Perhaps one should be careful before a knee-jerk judgement of the belief on banning women: as this excellent post argues, bans on women in religious settings take many flavors, and we should not naively conflate different situations.

However, this begs the question of whether the relevant nuances in the present setting have been studied; no justification of the sort has been attempted at in any of the reports.

Moreover, it is striking that none of the courts, or the liberals, have actually called for a  rather uniform criterion to apply to all religions; after all, a good number of mosques continue to not permit women (recently the same Kerala Government that has been sparing no effort in getting women into Sabarimala, arrested two women for trying to enter the Vavar mosque).

Instead, the Left, which claims to support the marginalized and to speak truth to power, has chosen to make a point by selectively subjecting a small tribal community to standards that more powerful “mainstream” groups in the country are exempt from – to give more options to a small handful of elite trekkers who enjoy a far more privileged existence than the tribals. Of course, it does serve other purposes – for narrative-building, and for using this example to support such actions against Hindus in future.

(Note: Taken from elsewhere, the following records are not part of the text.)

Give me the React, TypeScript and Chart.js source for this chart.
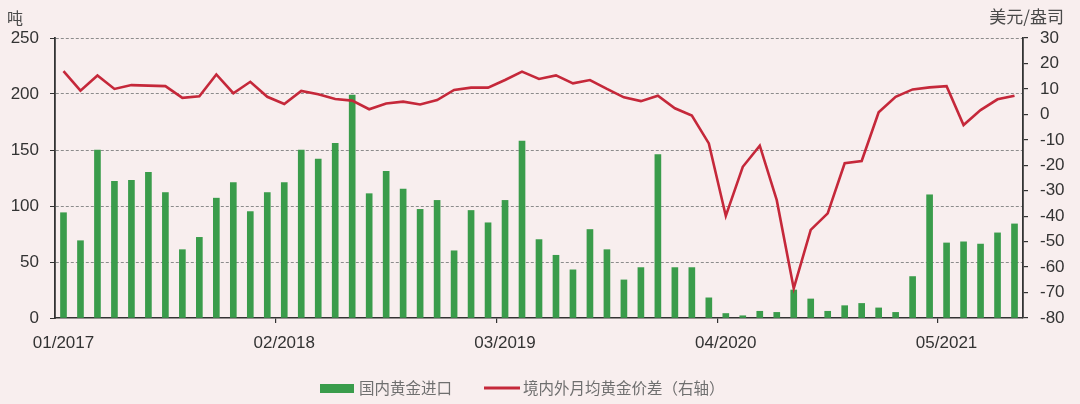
import React, { useEffect, useRef } from 'react';
import { Chart, registerables } from 'chart.js';

Chart.register(...registerables);

const categories = [
  '01/2017', '02/2017', '03/2017', '04/2017', '05/2017', '06/2017', '07/2017', '08/2017', '09/2017', '10/2017', '11/2017', '12/2017',
  '01/2018', '02/2018', '03/2018', '04/2018', '05/2018', '06/2018', '07/2018', '08/2018', '09/2018', '10/2018', '11/2018', '12/2018',
  '01/2019', '02/2019', '03/2019', '04/2019', '05/2019', '06/2019', '07/2019', '08/2019', '09/2019', '10/2019', '11/2019', '12/2019',
  '01/2020', '02/2020', '03/2020', '04/2020', '05/2020', '06/2020', '07/2020', '08/2020', '09/2020', '10/2020', '11/2020', '12/2020',
  '01/2021', '02/2021', '03/2021', '04/2021', '05/2021', '06/2021', '07/2021', '08/2021', '09/2021',
];

const tickLabels = ['01/2017', '02/2018', '03/2019', '04/2020', '05/2021'];

// 国内黄金进口 (吨)
const goldImports = [
  94, 69, 150, 122, 123, 130, 112, 61, 72, 107,
  121, 95, 112, 121, 150, 142, 156, 199, 111, 131,
  115, 97, 105, 60, 96, 85, 105, 158, 70, 56,
  43, 79, 61, 34, 45, 146, 45, 45, 18, 4,
  2, 6, 5, 25, 17, 6, 11, 13, 9, 5,
  37, 110, 67, 68, 66, 76, 84,
];

// 境内外月均黄金价差 (美元/盎司, 右轴)
const priceSpread = [
  17.0, 9.3, 15.3, 10.0, 11.5, 11.3, 11.1, 6.5, 7.1, 15.7,
  8.3, 12.8, 6.9, 4.1, 9.2, 7.9, 6.0, 5.4, 2.0, 4.3,
  5.0, 3.9, 5.6, 9.6, 10.5, 10.5, 13.5, 16.8, 13.9, 15.3,
  12.2, 13.5, 10.0, 6.7, 5.2, 7.3, 2.4, -0.5, -11.4, -39.9,
  -20.6, -12.3, -33.7, -68.4, -45.4, -38.9, -19.2, -18.3, 0.8, 6.9,
  9.8, 10.6, 11.1, -4.2, 1.7, 5.9, 7.3,
];

const leftUnit = '吨';
const rightUnit = '美元/盎司';
const barLabel = '国内黄金进口';
const lineLabel = '境内外月均黄金价差（右轴）';

const GREEN = '#3a9c4b';
const RED = '#c5283a';
const BG = '#f8eeee';
const AXIS = '#333333';
const CJK = '"Noto Sans CJK SC", "Noto Sans", sans-serif';
const LATIN = 'Arial, "Liberation Sans", "DejaVu Sans", sans-serif';

const decorPlugin = {
  id: 'decor',
  beforeDraw(chart: any) {
    const { ctx, width, height } = chart;
    ctx.save();
    ctx.fillStyle = BG;
    ctx.fillRect(0, 0, width, height);
    ctx.restore();
  },
  afterDraw(chart: any) {
    const { ctx } = chart;
    ctx.save();
    ctx.textBaseline = 'middle';
    ctx.fillStyle = '#4a4a4a';
    ctx.font = `16px ${CJK}`;
    ctx.textAlign = 'left';
    ctx.fillText(leftUnit, 7, 18);
    ctx.font = `17px ${CJK}`;
    ctx.textAlign = 'right';
    ctx.fillText(rightUnit, 1064, 17);

    // legend
    const ly = 388;
    ctx.fillStyle = GREEN;
    ctx.fillRect(320, ly - 4, 34, 9);
    ctx.strokeStyle = RED;
    ctx.lineWidth = 3;
    ctx.beginPath();
    ctx.moveTo(484, ly);
    ctx.lineTo(520, ly);
    ctx.stroke();
    ctx.fillStyle = '#6f6f6f';
    ctx.font = `15.5px ${CJK}`;
    ctx.textAlign = 'left';
    ctx.fillText(barLabel, 359, ly);
    ctx.fillText(lineLabel, 523, ly);
    ctx.restore();
  },
};

export default function App() {
  const ref = useRef<HTMLCanvasElement | null>(null);

  useEffect(() => {
    document.documentElement.style.background = BG;
    document.body.style.margin = '0';
    document.body.style.background = BG;
    if (!ref.current) return;
    const chart = new Chart(ref.current, {
      type: 'bar',
      data: {
        labels: categories,
        datasets: [
          {
            type: 'line',
            label: lineLabel,
            data: priceSpread,
            yAxisID: 'y1',
            borderColor: RED,
            borderWidth: 2.6,
            pointRadius: 0,
            tension: 0,
            order: 0,
          } as any,
          {
            type: 'bar',
            label: barLabel,
            data: goldImports,
            yAxisID: 'y',
            backgroundColor: GREEN,
            barThickness: 6,
            order: 1,
          },
        ],
      },
      options: {
        responsive: false,
        animation: false,
        layout: { padding: { top: 38, left: 0, right: 0, bottom: 0 } },
        plugins: {
          legend: { display: false },
          tooltip: { enabled: false },
        },
        scales: {
          x: {
            type: 'category',
            offset: true,
            grid: {
              offset: true,
              drawOnChartArea: false,
              tickLength: 5,
              color: (c: any) => (tickLabels.includes(categories[c.index]) && c.index > 0 ? AXIS : 'rgba(0,0,0,0)'),
              lineWidth: 1.2,
            },
            border: { color: AXIS, width: 1.5 },
            ticks: {
              autoSkip: false,
              maxRotation: 0,
              minRotation: 0,
              padding: 10,
              color: '#333',
              font: { family: LATIN, size: 17 },
              callback: (_v: any, i: number) => (tickLabels.includes(categories[i]) ? categories[i] : ''),
            },
            afterFit: (s: any) => { s.height = 86; },
          },
          y: {
            position: 'left',
            min: 0,
            max: 250,
            ticks: {
              stepSize: 50,
              padding: 11,
              color: '#333',
              font: { family: LATIN, size: 17 },
            },
            grid: {
              drawOnChartArea: true,
              tickLength: 5,
              color: (c: any) => (c.tick && c.tick.value === 0 ? 'rgba(0,0,0,0)' : '#8c8c8c'),
              tickColor: AXIS,
              tickBorderDash: [],
              lineWidth: 1,
            } as any,
            border: { color: AXIS, width: 1.8, dash: [3, 2] },
            afterFit: (s: any) => { s.width = 55; },
          },
          y1: {
            position: 'right',
            min: -80,
            max: 30,
            ticks: {
              stepSize: 10,
              padding: 12,
              color: '#333',
              font: { family: LATIN, size: 17 },
            },
            grid: {
              drawOnChartArea: false,
              tickLength: 5,
              color: AXIS,
              lineWidth: 1.2,
            },
            border: { color: AXIS, width: 1.8 },
            afterFit: (s: any) => { s.width = 57; },
          },
        },
      },
      plugins: [decorPlugin],
    });
    return () => chart.destroy();
  }, []);

  return (
    <div style={{ width: 1080, height: 404, background: BG }}>
      <canvas ref={ref} width={1080} height={404} style={{ display: 'block' }} />
    </div>
  );
}
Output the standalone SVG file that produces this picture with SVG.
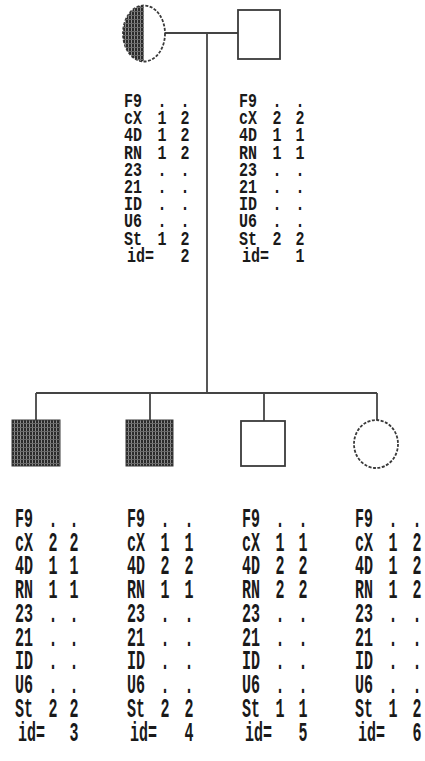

The comments from the woman trekker, Dhanya Sanal, feature routine progressive-style dishonesty: “This is about strength and fitness and not about gender, so … I would like to complete the trek without hurting the tribals™’ belief” – indeed, if it were only about strength and fitness, and not about gender, there were several other locations she could trek at. And claiming to want to complete the trek without hurting the tribals’ belief, when she is exactly hurting tribals’ belief, reeks of the entitlement that their “cheap talk” should count over “revealed preferences”, even when the latter unambiguously contradicts the former.

The episode also raises difficult questions on property rights; one perhaps needs a classification of property into more categories than just “public” and “private” – are those hills really public places or a common property of the community that has been living there since centuries, and whose habitat we are now invading? Traditionally in Bharat, non-tribals coexisted with the tribals respecting such more nuanced forms of property rights, respecting each others’ autonomy. Unfortunately, that has changed, following power grab by the very leftists who claim to speak for the the marginalized.

At this point, progressivism has become a dangerous, fanatical religion. They seem to have forgotten that “human rights” ultimately exist to serve humans, and instead have theologized it into dogma of a kind that seeks signalling at the expense of human well-being.

Congratulations, leftists, you have successfully signalled your virtue by trampling on the rights as well as sentiments of poor defenceless tribals, while making no practical difference to womens’ rights.